GIVEN RECORDS:

* Begin *

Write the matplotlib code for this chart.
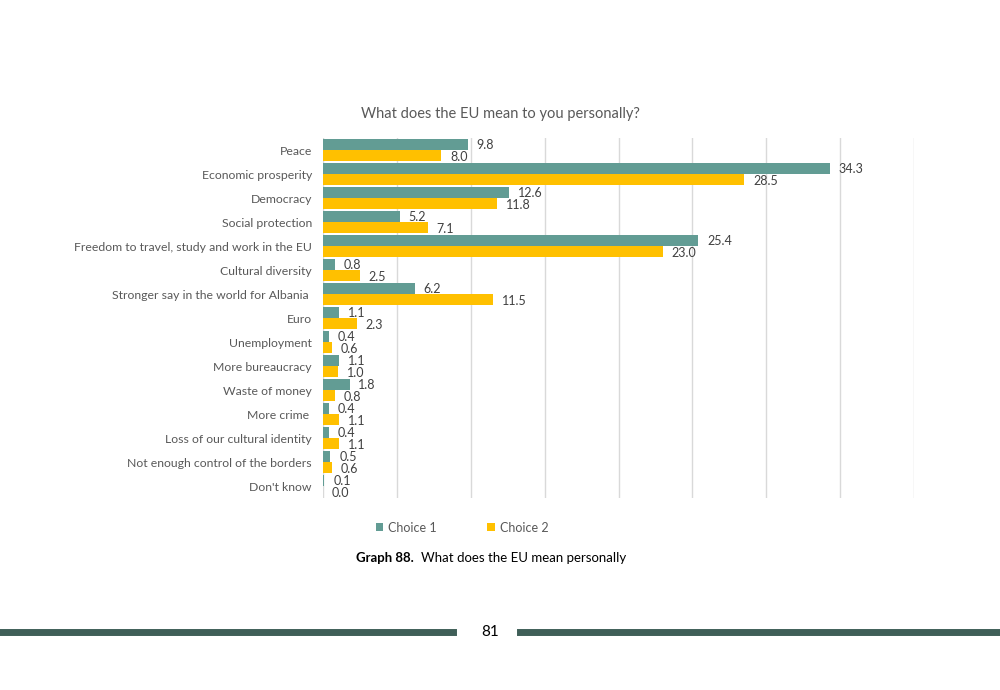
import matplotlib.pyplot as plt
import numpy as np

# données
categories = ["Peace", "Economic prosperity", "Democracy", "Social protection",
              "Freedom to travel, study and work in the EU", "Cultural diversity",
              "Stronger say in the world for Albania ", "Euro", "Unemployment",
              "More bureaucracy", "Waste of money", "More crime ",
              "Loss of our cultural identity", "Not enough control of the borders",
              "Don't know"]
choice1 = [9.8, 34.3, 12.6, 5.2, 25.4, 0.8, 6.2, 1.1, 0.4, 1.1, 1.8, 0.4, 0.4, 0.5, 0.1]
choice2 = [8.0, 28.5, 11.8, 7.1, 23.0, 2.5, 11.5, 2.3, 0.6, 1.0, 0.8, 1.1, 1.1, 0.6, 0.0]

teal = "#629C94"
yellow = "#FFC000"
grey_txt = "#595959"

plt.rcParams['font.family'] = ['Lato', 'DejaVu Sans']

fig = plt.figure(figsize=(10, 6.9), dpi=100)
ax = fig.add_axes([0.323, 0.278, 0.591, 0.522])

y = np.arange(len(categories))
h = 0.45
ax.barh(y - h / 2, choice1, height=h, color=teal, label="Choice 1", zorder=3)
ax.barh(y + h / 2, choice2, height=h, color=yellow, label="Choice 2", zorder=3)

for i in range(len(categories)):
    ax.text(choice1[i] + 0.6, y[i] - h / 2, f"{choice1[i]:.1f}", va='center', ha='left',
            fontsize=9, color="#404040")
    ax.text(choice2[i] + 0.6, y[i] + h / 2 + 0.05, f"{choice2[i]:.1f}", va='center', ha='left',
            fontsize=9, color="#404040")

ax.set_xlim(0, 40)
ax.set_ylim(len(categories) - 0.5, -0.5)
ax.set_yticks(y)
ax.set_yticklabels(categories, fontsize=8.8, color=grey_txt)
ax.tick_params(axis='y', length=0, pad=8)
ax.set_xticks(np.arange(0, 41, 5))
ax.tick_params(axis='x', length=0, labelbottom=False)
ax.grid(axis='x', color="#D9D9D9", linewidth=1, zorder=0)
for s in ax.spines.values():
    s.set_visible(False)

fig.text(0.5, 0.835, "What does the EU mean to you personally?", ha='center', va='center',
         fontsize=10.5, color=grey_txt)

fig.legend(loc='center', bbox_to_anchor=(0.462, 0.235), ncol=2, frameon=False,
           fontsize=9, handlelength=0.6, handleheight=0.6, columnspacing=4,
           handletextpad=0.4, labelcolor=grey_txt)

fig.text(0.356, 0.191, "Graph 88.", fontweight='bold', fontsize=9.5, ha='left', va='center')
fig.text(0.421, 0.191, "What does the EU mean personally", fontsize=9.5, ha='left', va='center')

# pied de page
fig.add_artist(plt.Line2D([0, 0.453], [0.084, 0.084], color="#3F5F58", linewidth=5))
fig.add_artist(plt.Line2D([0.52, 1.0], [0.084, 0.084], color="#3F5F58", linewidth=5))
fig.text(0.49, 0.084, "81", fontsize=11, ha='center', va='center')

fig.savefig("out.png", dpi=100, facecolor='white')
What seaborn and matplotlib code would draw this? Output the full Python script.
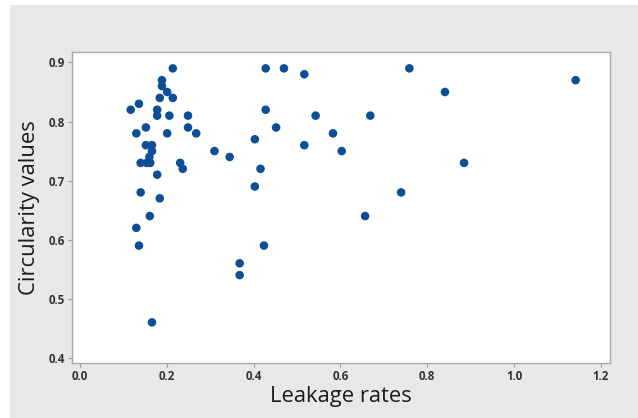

* End *

Repeat each entry exactly as it appears; skip any picture.

SOLVED EXERCISE:
Write the matplotlib code for this chart.
import matplotlib.pyplot as plt
import numpy as np

# données
categories = ["Peace", "Economic prosperity", "Democracy", "Social protection",
              "Freedom to travel, study and work in the EU", "Cultural diversity",
              "Stronger say in the world for Albania ", "Euro", "Unemployment",
              "More bureaucracy", "Waste of money", "More crime ",
              "Loss of our cultural identity", "Not enough control of the borders",
              "Don't know"]
choice1 = [9.8, 34.3, 12.6, 5.2, 25.4, 0.8, 6.2, 1.1, 0.4, 1.1, 1.8, 0.4, 0.4, 0.5, 0.1]
choice2 = [8.0, 28.5, 11.8, 7.1, 23.0, 2.5, 11.5, 2.3, 0.6, 1.0, 0.8, 1.1, 1.1, 0.6, 0.0]

teal = "#629C94"
yellow = "#FFC000"
grey_txt = "#595959"

plt.rcParams['font.family'] = ['Lato', 'DejaVu Sans']

fig = plt.figure(figsize=(10, 6.9), dpi=100)
ax = fig.add_axes([0.323, 0.278, 0.591, 0.522])

y = np.arange(len(categories))
h = 0.45
ax.barh(y - h / 2, choice1, height=h, color=teal, label="Choice 1", zorder=3)
ax.barh(y + h / 2, choice2, height=h, color=yellow, label="Choice 2", zorder=3)

for i in range(len(categories)):
    ax.text(choice1[i] + 0.6, y[i] - h / 2, f"{choice1[i]:.1f}", va='center', ha='left',
            fontsize=9, color="#404040")
    ax.text(choice2[i] + 0.6, y[i] + h / 2 + 0.05, f"{choice2[i]:.1f}", va='center', ha='left',
            fontsize=9, color="#404040")

ax.set_xlim(0, 40)
ax.set_ylim(len(categories) - 0.5, -0.5)
ax.set_yticks(y)
ax.set_yticklabels(categories, fontsize=8.8, color=grey_txt)
ax.tick_params(axis='y', length=0, pad=8)
ax.set_xticks(np.arange(0, 41, 5))
ax.tick_params(axis='x', length=0, labelbottom=False)
ax.grid(axis='x', color="#D9D9D9", linewidth=1, zorder=0)
for s in ax.spines.values():
    s.set_visible(False)

fig.text(0.5, 0.835, "What does the EU mean to you personally?", ha='center', va='center',
         fontsize=10.5, color=grey_txt)

fig.legend(loc='center', bbox_to_anchor=(0.462, 0.235), ncol=2, frameon=False,
           fontsize=9, handlelength=0.6, handleheight=0.6, columnspacing=4,
           handletextpad=0.4, labelcolor=grey_txt)

fig.text(0.356, 0.191, "Graph 88.", fontweight='bold', fontsize=9.5, ha='left', va='center')
fig.text(0.421, 0.191, "What does the EU mean personally", fontsize=9.5, ha='left', va='center')

# pied de page
fig.add_artist(plt.Line2D([0, 0.453], [0.084, 0.084], color="#3F5F58", linewidth=5))
fig.add_artist(plt.Line2D([0.52, 1.0], [0.084, 0.084], color="#3F5F58", linewidth=5))
fig.text(0.49, 0.084, "81", fontsize=11, ha='center', va='center')

fig.savefig("out.png", dpi=100, facecolor='white')
What seaborn and matplotlib code would draw this? Output the full Python script.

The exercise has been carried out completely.